If you release a program for use by other people, accessibility is your responsibility.
If you create a website for other people to use, accessibility is your responsibility.
If you make a platform for people to come together and meet on, accessibility is your responsibility.
If you make a framework for other developers to build things on top of, accessibility is your responsibility.

4 comments
Devin Prater

This means that if you make a script that does something that only you personally will get anything out of, that's fine, make it as inaccessible as you like, only you will deal with any consequences that arise from that. But if you make something you're going to release to the public, and you don't know a thing about accessibility, don't you dare expect users to do to the work of learning your codebase, and making your thing accessible.

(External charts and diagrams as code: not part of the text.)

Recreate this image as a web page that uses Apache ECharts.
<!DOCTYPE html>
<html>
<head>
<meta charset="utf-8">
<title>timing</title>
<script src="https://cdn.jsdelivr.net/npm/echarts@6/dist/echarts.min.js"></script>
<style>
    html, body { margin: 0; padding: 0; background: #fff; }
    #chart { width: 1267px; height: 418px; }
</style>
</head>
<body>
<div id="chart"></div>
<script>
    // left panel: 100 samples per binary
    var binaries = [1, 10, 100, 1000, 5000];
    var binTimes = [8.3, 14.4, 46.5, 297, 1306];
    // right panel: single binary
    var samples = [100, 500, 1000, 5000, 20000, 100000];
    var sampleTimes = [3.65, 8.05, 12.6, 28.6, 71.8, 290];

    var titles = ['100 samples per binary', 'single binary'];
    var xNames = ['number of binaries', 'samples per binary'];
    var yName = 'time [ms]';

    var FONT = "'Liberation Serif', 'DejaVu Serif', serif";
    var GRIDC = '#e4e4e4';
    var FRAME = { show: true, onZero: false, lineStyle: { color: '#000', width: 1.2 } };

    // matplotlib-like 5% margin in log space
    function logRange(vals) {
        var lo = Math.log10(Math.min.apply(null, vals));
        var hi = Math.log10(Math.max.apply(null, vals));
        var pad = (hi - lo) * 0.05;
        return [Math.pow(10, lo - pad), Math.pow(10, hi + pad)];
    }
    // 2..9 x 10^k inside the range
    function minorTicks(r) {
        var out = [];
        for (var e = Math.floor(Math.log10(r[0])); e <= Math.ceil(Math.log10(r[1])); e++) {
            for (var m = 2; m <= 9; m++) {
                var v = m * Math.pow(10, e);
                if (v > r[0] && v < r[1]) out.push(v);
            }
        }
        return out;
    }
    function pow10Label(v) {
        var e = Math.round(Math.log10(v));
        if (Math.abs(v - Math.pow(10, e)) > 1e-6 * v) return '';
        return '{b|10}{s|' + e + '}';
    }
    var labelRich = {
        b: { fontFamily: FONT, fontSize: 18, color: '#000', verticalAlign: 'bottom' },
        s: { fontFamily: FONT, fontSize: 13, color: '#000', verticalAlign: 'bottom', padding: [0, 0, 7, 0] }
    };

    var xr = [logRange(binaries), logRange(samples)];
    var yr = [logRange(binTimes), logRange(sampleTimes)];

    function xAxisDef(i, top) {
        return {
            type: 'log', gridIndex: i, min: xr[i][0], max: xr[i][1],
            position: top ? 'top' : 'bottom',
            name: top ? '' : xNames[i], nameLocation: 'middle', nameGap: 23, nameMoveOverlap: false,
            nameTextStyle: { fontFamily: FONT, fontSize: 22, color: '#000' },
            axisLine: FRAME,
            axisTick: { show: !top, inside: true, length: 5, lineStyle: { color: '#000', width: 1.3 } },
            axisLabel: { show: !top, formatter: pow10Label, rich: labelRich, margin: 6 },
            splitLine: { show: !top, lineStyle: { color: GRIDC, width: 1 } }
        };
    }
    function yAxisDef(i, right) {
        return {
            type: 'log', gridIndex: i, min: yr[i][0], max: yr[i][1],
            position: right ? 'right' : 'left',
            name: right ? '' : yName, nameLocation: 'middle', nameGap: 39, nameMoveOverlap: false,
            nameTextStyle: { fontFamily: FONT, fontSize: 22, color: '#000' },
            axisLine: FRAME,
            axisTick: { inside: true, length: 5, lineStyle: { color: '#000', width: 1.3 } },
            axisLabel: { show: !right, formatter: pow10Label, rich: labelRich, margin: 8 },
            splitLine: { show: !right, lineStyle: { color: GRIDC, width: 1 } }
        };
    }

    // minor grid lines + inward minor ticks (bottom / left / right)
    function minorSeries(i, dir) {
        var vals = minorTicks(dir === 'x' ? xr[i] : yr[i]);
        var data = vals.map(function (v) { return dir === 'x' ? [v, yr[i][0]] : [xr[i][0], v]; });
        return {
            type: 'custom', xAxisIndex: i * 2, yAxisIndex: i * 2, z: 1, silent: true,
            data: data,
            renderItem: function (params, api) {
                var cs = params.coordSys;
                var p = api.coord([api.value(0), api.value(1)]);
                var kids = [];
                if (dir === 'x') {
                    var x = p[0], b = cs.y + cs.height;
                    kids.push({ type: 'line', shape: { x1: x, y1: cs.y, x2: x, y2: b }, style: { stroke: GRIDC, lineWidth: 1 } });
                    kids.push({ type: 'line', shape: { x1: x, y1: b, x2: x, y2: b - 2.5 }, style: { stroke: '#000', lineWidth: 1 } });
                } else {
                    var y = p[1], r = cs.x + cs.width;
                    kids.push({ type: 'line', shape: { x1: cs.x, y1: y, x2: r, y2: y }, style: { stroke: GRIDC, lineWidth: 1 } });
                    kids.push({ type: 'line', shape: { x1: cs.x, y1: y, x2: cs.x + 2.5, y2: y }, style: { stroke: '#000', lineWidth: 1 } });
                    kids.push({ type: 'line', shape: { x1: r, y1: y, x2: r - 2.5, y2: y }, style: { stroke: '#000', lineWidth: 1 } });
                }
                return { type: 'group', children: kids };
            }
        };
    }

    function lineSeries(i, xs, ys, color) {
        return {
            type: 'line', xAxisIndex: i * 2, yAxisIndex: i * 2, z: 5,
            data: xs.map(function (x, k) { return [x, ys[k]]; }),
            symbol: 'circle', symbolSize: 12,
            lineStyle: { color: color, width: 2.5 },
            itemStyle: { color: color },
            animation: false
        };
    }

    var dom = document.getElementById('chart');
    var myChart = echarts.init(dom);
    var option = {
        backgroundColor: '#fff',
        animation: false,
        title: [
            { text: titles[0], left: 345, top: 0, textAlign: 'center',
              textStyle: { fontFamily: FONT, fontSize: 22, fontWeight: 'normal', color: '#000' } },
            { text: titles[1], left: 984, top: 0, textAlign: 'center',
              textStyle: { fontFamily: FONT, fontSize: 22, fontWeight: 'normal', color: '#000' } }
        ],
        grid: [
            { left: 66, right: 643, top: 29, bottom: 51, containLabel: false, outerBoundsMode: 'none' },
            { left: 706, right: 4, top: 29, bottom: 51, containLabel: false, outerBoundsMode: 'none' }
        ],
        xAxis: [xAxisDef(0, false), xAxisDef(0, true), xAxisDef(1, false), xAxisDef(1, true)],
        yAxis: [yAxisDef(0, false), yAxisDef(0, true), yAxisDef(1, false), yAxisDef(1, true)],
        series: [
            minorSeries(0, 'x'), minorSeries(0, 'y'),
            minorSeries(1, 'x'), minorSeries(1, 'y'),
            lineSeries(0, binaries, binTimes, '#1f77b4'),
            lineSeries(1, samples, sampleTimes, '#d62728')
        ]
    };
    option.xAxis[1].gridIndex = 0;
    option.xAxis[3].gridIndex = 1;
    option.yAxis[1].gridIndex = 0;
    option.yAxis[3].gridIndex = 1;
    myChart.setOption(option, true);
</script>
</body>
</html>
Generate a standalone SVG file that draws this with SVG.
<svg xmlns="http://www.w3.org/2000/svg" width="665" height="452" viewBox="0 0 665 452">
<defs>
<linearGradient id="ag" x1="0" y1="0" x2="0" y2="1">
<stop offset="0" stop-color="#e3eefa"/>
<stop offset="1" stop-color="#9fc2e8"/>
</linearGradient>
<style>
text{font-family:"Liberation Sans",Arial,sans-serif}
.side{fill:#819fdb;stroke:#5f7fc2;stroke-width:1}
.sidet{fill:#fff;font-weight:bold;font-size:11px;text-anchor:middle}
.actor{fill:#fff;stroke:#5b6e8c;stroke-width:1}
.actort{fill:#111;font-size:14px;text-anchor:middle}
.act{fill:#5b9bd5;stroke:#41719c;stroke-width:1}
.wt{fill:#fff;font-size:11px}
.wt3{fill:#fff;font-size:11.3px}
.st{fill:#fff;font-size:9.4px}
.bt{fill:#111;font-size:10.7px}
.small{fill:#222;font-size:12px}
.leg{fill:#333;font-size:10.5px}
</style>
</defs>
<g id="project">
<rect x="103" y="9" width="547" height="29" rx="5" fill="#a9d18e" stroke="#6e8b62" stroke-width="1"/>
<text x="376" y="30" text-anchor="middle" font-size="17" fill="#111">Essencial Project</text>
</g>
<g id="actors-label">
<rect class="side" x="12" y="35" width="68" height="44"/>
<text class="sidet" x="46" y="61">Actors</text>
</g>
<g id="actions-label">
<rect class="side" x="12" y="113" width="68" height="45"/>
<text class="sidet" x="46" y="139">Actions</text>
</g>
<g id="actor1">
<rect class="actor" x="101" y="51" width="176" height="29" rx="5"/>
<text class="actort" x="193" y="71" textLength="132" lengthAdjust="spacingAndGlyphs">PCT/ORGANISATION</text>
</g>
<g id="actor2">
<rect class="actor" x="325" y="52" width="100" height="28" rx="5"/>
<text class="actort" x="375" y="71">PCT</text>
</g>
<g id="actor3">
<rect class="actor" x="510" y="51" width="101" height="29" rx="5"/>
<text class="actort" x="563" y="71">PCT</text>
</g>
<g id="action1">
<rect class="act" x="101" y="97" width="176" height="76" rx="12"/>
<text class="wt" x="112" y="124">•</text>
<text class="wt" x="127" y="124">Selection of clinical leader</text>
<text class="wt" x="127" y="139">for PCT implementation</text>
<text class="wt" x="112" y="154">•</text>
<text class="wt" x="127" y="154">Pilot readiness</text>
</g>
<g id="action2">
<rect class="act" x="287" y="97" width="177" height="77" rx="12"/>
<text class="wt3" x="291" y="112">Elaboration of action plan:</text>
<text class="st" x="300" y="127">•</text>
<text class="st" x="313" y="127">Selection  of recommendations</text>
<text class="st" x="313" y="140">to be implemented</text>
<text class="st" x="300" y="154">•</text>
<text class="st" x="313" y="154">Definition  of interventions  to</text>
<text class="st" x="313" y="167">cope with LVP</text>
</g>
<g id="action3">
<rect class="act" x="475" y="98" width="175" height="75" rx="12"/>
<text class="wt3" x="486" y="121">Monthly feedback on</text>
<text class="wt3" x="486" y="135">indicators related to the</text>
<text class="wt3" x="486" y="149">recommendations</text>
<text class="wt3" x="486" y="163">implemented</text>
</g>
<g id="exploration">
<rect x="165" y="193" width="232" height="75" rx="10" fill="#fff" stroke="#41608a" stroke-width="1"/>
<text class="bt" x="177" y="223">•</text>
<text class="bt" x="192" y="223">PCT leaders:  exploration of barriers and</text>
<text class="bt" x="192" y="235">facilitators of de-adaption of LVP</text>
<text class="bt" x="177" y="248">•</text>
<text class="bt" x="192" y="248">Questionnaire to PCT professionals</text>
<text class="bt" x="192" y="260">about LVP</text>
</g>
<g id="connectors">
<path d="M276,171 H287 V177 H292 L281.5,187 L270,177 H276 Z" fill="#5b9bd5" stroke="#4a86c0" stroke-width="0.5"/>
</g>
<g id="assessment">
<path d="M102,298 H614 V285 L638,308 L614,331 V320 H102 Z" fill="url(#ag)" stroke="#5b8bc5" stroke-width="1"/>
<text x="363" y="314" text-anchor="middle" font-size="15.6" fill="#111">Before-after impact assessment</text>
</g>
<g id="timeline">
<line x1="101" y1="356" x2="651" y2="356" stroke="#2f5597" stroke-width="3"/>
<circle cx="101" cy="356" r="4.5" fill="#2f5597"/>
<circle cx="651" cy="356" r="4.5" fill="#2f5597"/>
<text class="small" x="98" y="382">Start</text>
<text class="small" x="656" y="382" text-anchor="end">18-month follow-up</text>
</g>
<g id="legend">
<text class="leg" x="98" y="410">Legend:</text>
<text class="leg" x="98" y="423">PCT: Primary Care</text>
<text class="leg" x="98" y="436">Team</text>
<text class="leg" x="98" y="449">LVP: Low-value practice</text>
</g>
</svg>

censored for “transphobia”

@devinprater This reminds me of a heated FSF thread. FSF says that FOSS need not be accessible at all, which is technically true, but then they also say that all copies of the source code must be distributed w/binaries if binaries are distributed. But then they relaxed that b/c ppl often just want the binaries. So FSF says it’s good enough to distribute a link to the source w/the binaries.

censored for “transphobia”

@devinprater And that’s where shit falls apart. The link to the source code may be in some walled garden. And to that FSF says distribution is not a FOSS requirement.

censored for “transphobia”

@devinprater So in the end we have accessible binaries floating around with inaccessible source code and inaccessible docs, yet that still gets the “free software” label.